» **MATERIAL**:
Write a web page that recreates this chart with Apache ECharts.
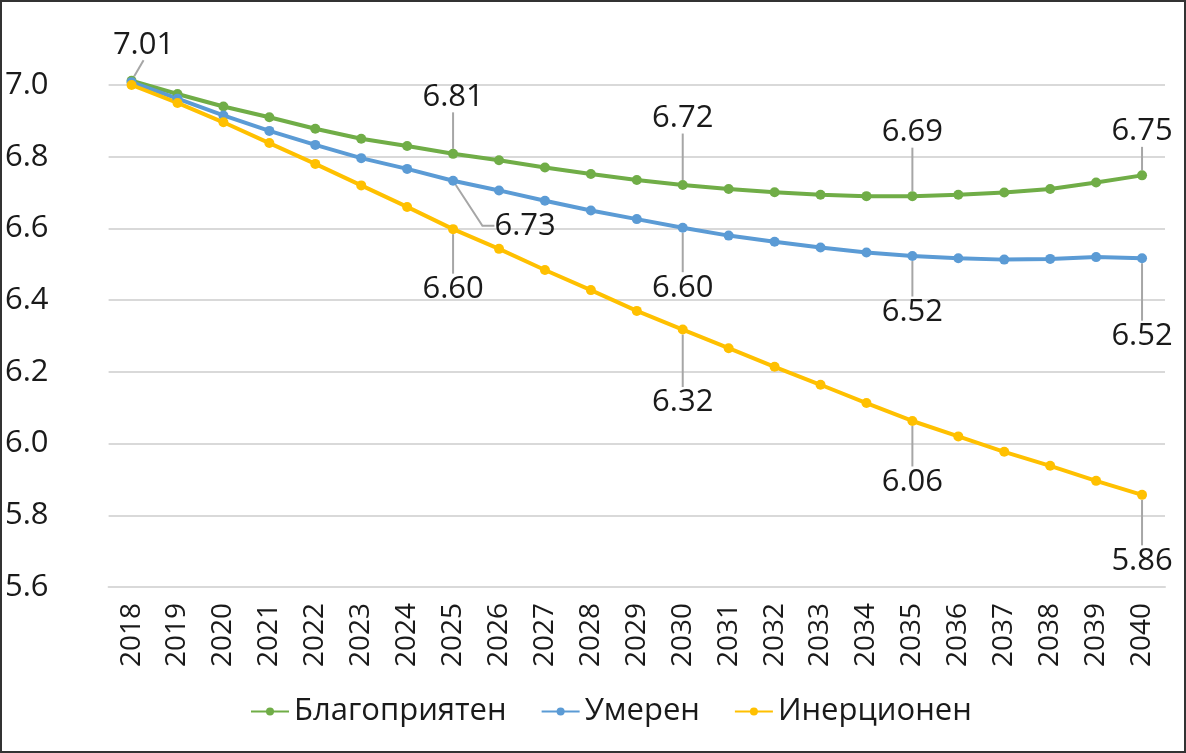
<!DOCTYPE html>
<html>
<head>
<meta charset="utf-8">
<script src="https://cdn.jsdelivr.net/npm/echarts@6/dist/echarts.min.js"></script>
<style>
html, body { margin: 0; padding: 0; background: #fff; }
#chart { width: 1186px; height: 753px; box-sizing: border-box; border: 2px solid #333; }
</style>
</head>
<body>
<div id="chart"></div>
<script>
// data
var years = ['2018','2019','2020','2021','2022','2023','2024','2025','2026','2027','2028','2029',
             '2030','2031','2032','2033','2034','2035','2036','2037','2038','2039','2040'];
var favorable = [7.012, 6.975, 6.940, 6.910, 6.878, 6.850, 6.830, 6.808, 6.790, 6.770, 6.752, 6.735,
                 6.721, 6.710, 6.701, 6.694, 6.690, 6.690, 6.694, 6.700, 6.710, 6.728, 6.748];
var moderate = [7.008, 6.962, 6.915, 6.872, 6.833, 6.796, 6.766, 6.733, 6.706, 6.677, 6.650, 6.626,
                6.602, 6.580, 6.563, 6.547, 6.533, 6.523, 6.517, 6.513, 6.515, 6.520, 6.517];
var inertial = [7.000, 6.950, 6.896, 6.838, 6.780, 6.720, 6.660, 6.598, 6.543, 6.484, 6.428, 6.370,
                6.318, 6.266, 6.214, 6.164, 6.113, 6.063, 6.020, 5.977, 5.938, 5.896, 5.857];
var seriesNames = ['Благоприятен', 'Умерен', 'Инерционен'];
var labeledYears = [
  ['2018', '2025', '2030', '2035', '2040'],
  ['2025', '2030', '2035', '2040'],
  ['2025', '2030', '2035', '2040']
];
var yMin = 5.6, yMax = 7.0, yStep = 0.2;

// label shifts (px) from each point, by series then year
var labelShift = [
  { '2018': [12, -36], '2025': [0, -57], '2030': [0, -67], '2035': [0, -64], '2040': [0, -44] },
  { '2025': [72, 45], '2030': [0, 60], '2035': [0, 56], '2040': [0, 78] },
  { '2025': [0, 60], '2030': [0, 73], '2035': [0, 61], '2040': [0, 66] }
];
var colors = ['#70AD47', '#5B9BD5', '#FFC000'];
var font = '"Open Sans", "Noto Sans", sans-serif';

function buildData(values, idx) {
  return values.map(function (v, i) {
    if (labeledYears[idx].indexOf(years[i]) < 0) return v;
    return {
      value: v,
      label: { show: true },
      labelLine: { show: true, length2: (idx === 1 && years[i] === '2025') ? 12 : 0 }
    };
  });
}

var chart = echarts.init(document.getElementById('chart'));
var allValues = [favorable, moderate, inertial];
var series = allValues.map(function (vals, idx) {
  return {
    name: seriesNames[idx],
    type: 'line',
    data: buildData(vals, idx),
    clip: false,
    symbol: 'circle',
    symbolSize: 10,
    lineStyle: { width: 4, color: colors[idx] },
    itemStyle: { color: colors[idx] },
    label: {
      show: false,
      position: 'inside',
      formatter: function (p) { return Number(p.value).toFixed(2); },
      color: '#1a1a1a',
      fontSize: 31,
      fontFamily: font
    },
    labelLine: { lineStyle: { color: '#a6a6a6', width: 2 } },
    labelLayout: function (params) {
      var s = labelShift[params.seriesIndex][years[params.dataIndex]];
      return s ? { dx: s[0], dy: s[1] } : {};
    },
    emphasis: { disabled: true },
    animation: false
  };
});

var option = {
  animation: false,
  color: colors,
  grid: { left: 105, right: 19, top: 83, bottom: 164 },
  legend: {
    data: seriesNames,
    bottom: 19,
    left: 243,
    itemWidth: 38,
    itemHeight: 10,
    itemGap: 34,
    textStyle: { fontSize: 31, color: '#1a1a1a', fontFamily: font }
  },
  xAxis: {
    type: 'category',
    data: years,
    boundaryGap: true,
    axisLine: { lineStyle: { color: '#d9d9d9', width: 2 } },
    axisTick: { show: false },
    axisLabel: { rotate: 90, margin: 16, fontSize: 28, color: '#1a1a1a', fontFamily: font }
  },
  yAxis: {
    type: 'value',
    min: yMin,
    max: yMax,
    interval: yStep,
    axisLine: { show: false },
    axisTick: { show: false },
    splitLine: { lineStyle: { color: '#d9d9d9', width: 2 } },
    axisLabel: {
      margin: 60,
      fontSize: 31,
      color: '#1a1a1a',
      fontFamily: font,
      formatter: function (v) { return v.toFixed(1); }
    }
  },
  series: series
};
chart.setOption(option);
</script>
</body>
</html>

» **TASK DIRECTIONS**: Pictures are excluded; extract exactly the lines from the start of the data through the line that holds "var yMin = 5.6, yMax = 7.0, yStep = 0.2;", both ends included.

» **ANSWER TO THIS EXERCISE**:
Write a web page that recreates this chart with Apache ECharts.
<!DOCTYPE html>
<html>
<head>
<meta charset="utf-8">
<script src="https://cdn.jsdelivr.net/npm/echarts@6/dist/echarts.min.js"></script>
<style>
html, body { margin: 0; padding: 0; background: #fff; }
#chart { width: 1186px; height: 753px; box-sizing: border-box; border: 2px solid #333; }
</style>
</head>
<body>
<div id="chart"></div>
<script>
// data
var years = ['2018','2019','2020','2021','2022','2023','2024','2025','2026','2027','2028','2029',
             '2030','2031','2032','2033','2034','2035','2036','2037','2038','2039','2040'];
var favorable = [7.012, 6.975, 6.940, 6.910, 6.878, 6.850, 6.830, 6.808, 6.790, 6.770, 6.752, 6.735,
                 6.721, 6.710, 6.701, 6.694, 6.690, 6.690, 6.694, 6.700, 6.710, 6.728, 6.748];
var moderate = [7.008, 6.962, 6.915, 6.872, 6.833, 6.796, 6.766, 6.733, 6.706, 6.677, 6.650, 6.626,
                6.602, 6.580, 6.563, 6.547, 6.533, 6.523, 6.517, 6.513, 6.515, 6.520, 6.517];
var inertial = [7.000, 6.950, 6.896, 6.838, 6.780, 6.720, 6.660, 6.598, 6.543, 6.484, 6.428, 6.370,
                6.318, 6.266, 6.214, 6.164, 6.113, 6.063, 6.020, 5.977, 5.938, 5.896, 5.857];
var seriesNames = ['Благоприятен', 'Умерен', 'Инерционен'];
var labeledYears = [
  ['2018', '2025', '2030', '2035', '2040'],
  ['2025', '2030', '2035', '2040'],
  ['2025', '2030', '2035', '2040']
];
var yMin = 5.6, yMax = 7.0, yStep = 0.2;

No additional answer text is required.